§ **GOAL**: Without the pictures, return all of the material exactly as written.
----
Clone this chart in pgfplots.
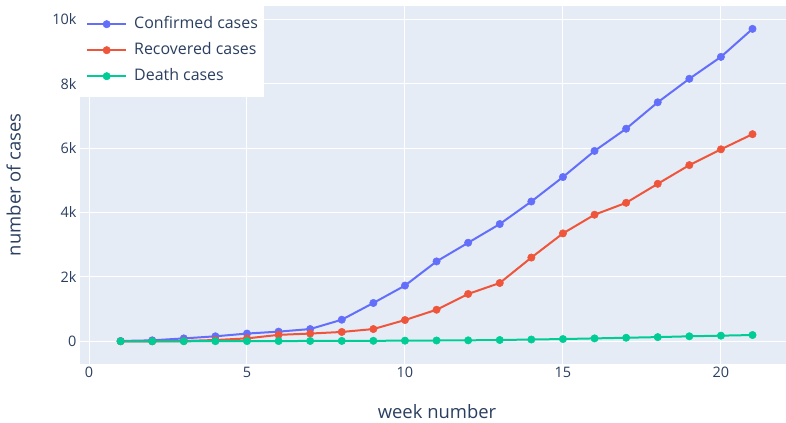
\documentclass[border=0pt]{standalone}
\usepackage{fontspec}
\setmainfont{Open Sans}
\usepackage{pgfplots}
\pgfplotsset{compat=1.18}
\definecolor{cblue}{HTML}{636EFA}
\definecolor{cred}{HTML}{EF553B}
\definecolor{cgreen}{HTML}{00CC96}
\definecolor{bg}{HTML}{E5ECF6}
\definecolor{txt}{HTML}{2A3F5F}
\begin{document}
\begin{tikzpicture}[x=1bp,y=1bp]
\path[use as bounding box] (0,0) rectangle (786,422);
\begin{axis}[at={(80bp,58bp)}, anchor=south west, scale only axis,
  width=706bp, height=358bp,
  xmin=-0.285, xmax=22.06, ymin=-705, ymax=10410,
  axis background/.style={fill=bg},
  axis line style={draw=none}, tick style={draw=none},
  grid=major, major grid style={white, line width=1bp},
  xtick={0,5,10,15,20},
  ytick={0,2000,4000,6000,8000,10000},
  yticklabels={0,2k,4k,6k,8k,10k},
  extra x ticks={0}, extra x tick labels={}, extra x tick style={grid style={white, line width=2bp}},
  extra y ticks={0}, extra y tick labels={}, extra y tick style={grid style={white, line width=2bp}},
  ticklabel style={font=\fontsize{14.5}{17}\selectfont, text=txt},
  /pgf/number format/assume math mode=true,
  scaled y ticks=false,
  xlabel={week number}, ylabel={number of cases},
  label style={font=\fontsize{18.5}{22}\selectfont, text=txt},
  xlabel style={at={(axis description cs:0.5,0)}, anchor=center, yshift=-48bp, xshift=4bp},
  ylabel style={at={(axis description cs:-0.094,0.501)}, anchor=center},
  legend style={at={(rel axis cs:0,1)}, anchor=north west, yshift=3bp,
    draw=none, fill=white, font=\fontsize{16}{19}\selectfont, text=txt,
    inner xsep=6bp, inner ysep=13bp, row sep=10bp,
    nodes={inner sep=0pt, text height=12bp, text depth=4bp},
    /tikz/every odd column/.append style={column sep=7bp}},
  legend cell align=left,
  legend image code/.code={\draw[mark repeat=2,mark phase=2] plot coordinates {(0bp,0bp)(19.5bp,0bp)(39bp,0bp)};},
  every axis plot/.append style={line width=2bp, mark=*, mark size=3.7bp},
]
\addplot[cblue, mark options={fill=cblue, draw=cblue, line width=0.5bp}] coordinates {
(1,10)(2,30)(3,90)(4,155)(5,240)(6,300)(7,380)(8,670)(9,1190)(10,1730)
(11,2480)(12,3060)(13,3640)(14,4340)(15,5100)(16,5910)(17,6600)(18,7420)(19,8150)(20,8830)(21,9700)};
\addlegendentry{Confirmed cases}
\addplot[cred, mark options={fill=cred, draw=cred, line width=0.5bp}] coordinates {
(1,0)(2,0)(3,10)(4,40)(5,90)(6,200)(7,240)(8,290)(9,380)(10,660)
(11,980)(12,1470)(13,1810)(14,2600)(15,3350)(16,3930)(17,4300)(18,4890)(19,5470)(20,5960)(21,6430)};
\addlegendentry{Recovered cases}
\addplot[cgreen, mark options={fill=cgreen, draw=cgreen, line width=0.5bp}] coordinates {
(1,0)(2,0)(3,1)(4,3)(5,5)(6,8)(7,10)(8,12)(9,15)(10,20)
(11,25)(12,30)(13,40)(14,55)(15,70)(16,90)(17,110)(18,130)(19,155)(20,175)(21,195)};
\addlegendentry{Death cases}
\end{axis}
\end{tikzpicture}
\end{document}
----
§ **TASK RESULT**:
Clone this chart in pgfplots.
\documentclass[border=0pt]{standalone}
\usepackage{fontspec}
\setmainfont{Open Sans}
\usepackage{pgfplots}
\pgfplotsset{compat=1.18}
\definecolor{cblue}{HTML}{636EFA}
\definecolor{cred}{HTML}{EF553B}
\definecolor{cgreen}{HTML}{00CC96}
\definecolor{bg}{HTML}{E5ECF6}
\definecolor{txt}{HTML}{2A3F5F}
\begin{document}
\begin{tikzpicture}[x=1bp,y=1bp]
\path[use as bounding box] (0,0) rectangle (786,422);
\begin{axis}[at={(80bp,58bp)}, anchor=south west, scale only axis,
  width=706bp, height=358bp,
  xmin=-0.285, xmax=22.06, ymin=-705, ymax=10410,
  axis background/.style={fill=bg},
  axis line style={draw=none}, tick style={draw=none},
  grid=major, major grid style={white, line width=1bp},
  xtick={0,5,10,15,20},
  ytick={0,2000,4000,6000,8000,10000},
  yticklabels={0,2k,4k,6k,8k,10k},
  extra x ticks={0}, extra x tick labels={}, extra x tick style={grid style={white, line width=2bp}},
  extra y ticks={0}, extra y tick labels={}, extra y tick style={grid style={white, line width=2bp}},
  ticklabel style={font=\fontsize{14.5}{17}\selectfont, text=txt},
  /pgf/number format/assume math mode=true,
  scaled y ticks=false,
  xlabel={week number}, ylabel={number of cases},
  label style={font=\fontsize{18.5}{22}\selectfont, text=txt},
  xlabel style={at={(axis description cs:0.5,0)}, anchor=center, yshift=-48bp, xshift=4bp},
  ylabel style={at={(axis description cs:-0.094,0.501)}, anchor=center},
  legend style={at={(rel axis cs:0,1)}, anchor=north west, yshift=3bp,
    draw=none, fill=white, font=\fontsize{16}{19}\selectfont, text=txt,
    inner xsep=6bp, inner ysep=13bp, row sep=10bp,
    nodes={inner sep=0pt, text height=12bp, text depth=4bp},
    /tikz/every odd column/.append style={column sep=7bp}},
  legend cell align=left,
  legend image code/.code={\draw[mark repeat=2,mark phase=2] plot coordinates {(0bp,0bp)(19.5bp,0bp)(39bp,0bp)};},
  every axis plot/.append style={line width=2bp, mark=*, mark size=3.7bp},
]
\addplot[cblue, mark options={fill=cblue, draw=cblue, line width=0.5bp}] coordinates {
(1,10)(2,30)(3,90)(4,155)(5,240)(6,300)(7,380)(8,670)(9,1190)(10,1730)
(11,2480)(12,3060)(13,3640)(14,4340)(15,5100)(16,5910)(17,6600)(18,7420)(19,8150)(20,8830)(21,9700)};
\addlegendentry{Confirmed cases}
\addplot[cred, mark options={fill=cred, draw=cred, line width=0.5bp}] coordinates {
(1,0)(2,0)(3,10)(4,40)(5,90)(6,200)(7,240)(8,290)(9,380)(10,660)
(11,980)(12,1470)(13,1810)(14,2600)(15,3350)(16,3930)(17,4300)(18,4890)(19,5470)(20,5960)(21,6430)};
\addlegendentry{Recovered cases}
\addplot[cgreen, mark options={fill=cgreen, draw=cgreen, line width=0.5bp}] coordinates {
(1,0)(2,0)(3,1)(4,3)(5,5)(6,8)(7,10)(8,12)(9,15)(10,20)
(11,25)(12,30)(13,40)(14,55)(15,70)(16,90)(17,110)(18,130)(19,155)(20,175)(21,195)};
\addlegendentry{Death cases}
\end{axis}
\end{tikzpicture}
\end{document}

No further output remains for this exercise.